# Download Gene Information
This notebook downloads a list of genes for organisms from [NCBI](https://www.ncbi.nlm.nih.gov/).

To ensure platform independence, this notebook uses Python libraries to download and unzip a compressed file.

In [1]:
import os
import shutil
import requests
import gzip

If LOCAL_SCRATCH_DIR environment variable is not set, this notebook creates the ../data directory to store temporary files.

In [2]:
DATA_DIR = os.getenv("LOCAL_SCRATCH_DIR", default="../data")
os.makedirs(DATA_DIR, exist_ok=True)

In [3]:
url = "https://ftp.ncbi.nlm.nih.gov/gene/DATA/gene_info.gz"
filename_in = os.path.join(DATA_DIR, "gene_info.gz")
filename_out = os.path.join(DATA_DIR, "gene_info.tsv")
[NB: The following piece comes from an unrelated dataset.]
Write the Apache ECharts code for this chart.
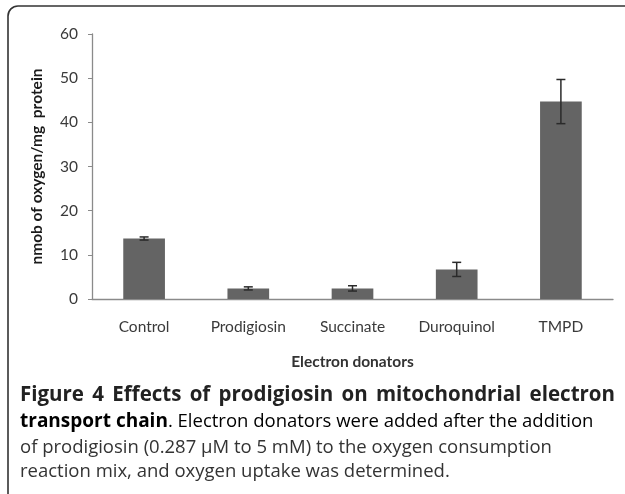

Download using streaming to handle large files that exceed available memory

In [4]:
def download_http(url, filename):
    with requests.get(url, stream=True) as r:
        with open(filename, "wb") as f:
            shutil.copyfileobj(r.raw, f)

In [5]:
def unzip(filename_in, filename_out):
    with gzip.open(filename_in, "rb") as f_in:
        with open(filename_out, "wb") as f_out:
            shutil.copyfileobj(f_in, f_out)

In [6]:
print(f"downloading {url} to {filename_in}")
download_http(url, filename_in)

downloading https://ftp.ncbi.nlm.nih.gov/gene/DATA/gene_info.gz to ../data/gene_info.gz


In [7]:
print(f"unzipping {filename_in} to {filename_out}")
unzip(filename_in, filename_out)

unzipping ../data/gene_info.gz to ../data/gene_info.tsv